Eine zunehmende Transparenz besteht bei den privaten Krankenversicherungen über die
Häufigkeit des Ansatzes bestimmter Abrechnungsziffern in bestimmten radiologischen
Praxen. Diese Transparenz nimmt zu, umso mehr Versicherte die Versicherung hat und
desto größer die radiologische Praxis ist. Weiß der Radiologe aus anderen Erstattungsverfahren
oder allgemein, dass eine einzelne private Krankenversicherung die Erstattung einer
oder mehrerer Abrechnungsnummern regelmäßig ablehnt, weil sie die medizinische Notwendigkeit
der Leistungserbringung oder den Leistungsumfang infrage stellt, dann hat der Radiologe
Kenntnis davon, jedenfalls aber hinreichende Anhaltspunkte dafür, dass eine Erstattungslücke
bei einer privaten Krankenversicherung besteht. Hierüber ist der Versicherte entsprechend
aufzuklären. Die Gerichte „schützen“ in diesen Fällen letztlich die rechtswidrige
Erstattungspraxis der privaten Krankenversicherungen und verhelfen dem Patienten nicht
zur Durchsetzung seiner berechtigten Leistungsansprüche gegenüber seinem Versicherer.
Fazit
Der Gesetzgeber hat den Radiologen wie auch anderen Ärzten das Risiko einer korrekten
wirtschaftlichen Aufklärung allein übertragen. Ziel der Gesetzgebung ist der Schutz
des Patienten. Dieser soll durch den behandelnden Arzt in die Lage versetzt werden,
finanziell selbstbestimmt an seiner ärztlichen Therapie und Untersuchung mitzuwirken
und darüber zu entscheiden. Mittelbar folgt daraus jedoch zugleich ein unberechtigter
Schutz der privaten Krankenversicherungen, die ihrerseits von Informations- und in
der Folge auch von Leistungspflichten befreit werden. Der Radiologe sollte sich bewusst
machen, dass er dieses Risiko durch geeignete Aufklärungsmaßnahmen beherrschen kann
und, dass er aufgrund der Rechtslage bei gerichtlichen Verfahren gegen einen Patienten
vor erheblichen Hindernissen stehen kann, wenn es um die Geltendmachung von Honoraren
geht, deren Erstattung die privaten Krankenversicherungen häufiger ablehnen.
Eine wirtschaftliche Aufklärung, die vor der Behandlung in Textform zu erfolgen hat,
bietet andererseits dem Radiologen einen wertvollen Vorteil.

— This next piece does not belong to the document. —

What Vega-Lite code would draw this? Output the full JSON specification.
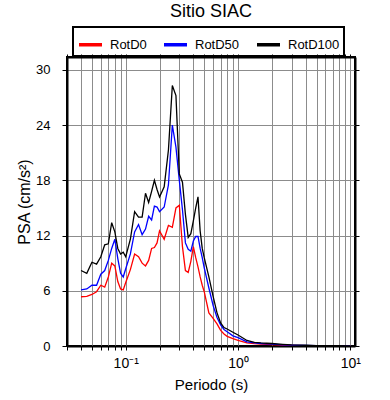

Der Patient weiß, welche
Kostenfolge für ihn persönlich entstehen kann. Er hat, wenn er später die Kostenerstattung
bei der privaten Krankenversicherung geltend macht, eine andere Erwartungshaltung
gegenüber seiner Versicherung. Aber selbst dann, wenn die private Krankenversicherung
am Ende unverändert an ihrer zweifelhaften Erstattungspraxis festhalten sollte, besteht
eine gesteigerte Chance, das ärztliche Honorar von dem Patienten zu erhalten. Dieser
Anspruch besteht bei Erstattungslücken seitens des Radiologen nicht nur aus Rechtsgründen,
weil ein zivilrechtlicher Anspruch aus dem Behandlungsvertrag nach § 630a Abs. 1 BGB
besteht, sondern zugleich, weil der Radiologe von Anfang an auf ein mögliche Weigerung
der Kostenerstattung durch die private Krankenversicherung hingewiesen und der Patient
sich dennoch für die Leistung entschieden hat.